NORTH LAS VEGAS (KTNV) — A proposed bill was passed Thursday by state legislators in a committee hearing and is headed to the Senate.
This comes decades after residents in the “historically Black Windsor Park development” in North Las Vegas learned that their homes were sinking and are in need of some help.
Barbara Carter bought a home in the Windsor Park neighborhood in North Las Vegas back in 1966. She has one main goal in mind.
“I would like to leave something for my children,” she said. “My grandchildren and maybe someday, my great-grandchildren.”
However, she ran into a major challenge in making her dream a reality.
“One morning, woke up, splashed headlines in the newspaper,” she said. “Sinking residents.”
Carter found out she bought a home from a private developer who did not conduct a thorough investigation of the land and in 1989, a study discovered the neighborhood was built over geological faults and an aquifer.
“You get the message that “X” number of dollars has been set aside for Windsor Park, but when it comes down to maintenance or people who are being moved the money isn’t there,” she said.
Carter says Senate Bill 450, co-sponsored by Senator Dina Neal called the Windsor Park Environmental Justice Act, it can be a promising solution. In a state legislature committee hearing Thursday, Carter stepped up to voice what she needs.
“I would like to trade everything I have, my home, for another piece of property and a home where I will not have to owe anything,” she said.
If passed, SB 450 would allow residents like Carter who moved in prior to the findings of the geological inspection to 1989 to exchange their damaged homes for a new home built near the same neighborhood.
Residents who moved into Windsor Park after the discovery and are paying a mortgage will receive help from the federal housing division to pay off their loan.
“Because of the long term neglect, it is time for the city to take part in providing the remedy as well as relocate those families within North Las Vegas,” said Senator Neal.
Neal says to fund this bill, the state would put forward $10 million, but the city would need to put forward $20 million.
State legislators in the committee told North Las Vegas finance director, Will Hardy there are discrepancies in the financial reports and the budgets are not adding up, unsure where the money intended for Windsor Park was going.
“I believe the current number has not changed since 2004 at $100k,” Neal said about the current help being given to residents to relocate.
Hardy says they have been working with families who have accepted the voluntary program. The bill was set in motion and passed unanimously among the committee, the next step is the Senate.

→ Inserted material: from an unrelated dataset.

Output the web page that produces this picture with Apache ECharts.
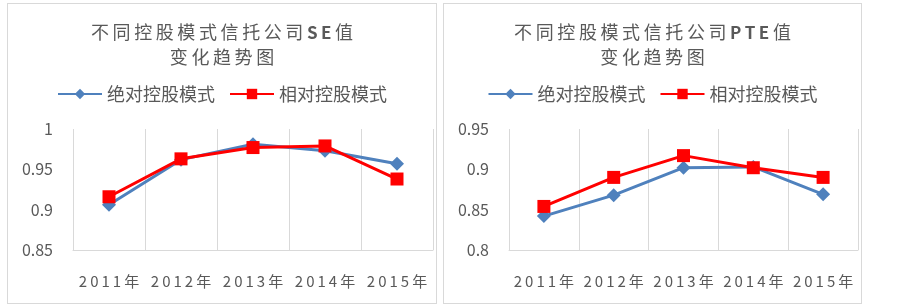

Among those who attended the committee meeting, a man gave KTNV a closer looks at the damage.
Resident of Windsor Park, Edward McCall, says cracks are visible in the ceiling. He’s dealing difficult conditions to do everything he can to keep his house standing.
“The roof sinks down in the middle, the whole house sinks down in the middle,” McCall said. “I went down there and had to jack it back up into place.”
McCall moved to his home in 1966. He says the first 10 years were great, but then cracks on the roof, walls falling down, and even roads and sidewalks are sinking.
Next door, foundations of homes are filled with cracks, sinking into the land.
McCall says they are screaming for help, finding hope in Senate Bill 450.
His grandson ads this is no place to raise his growing family.
“At lease help us move, we all want to stay together,” the grandson said. “We are a community, we want to move together, and build us a new house to make it livable cause we have to do it all.”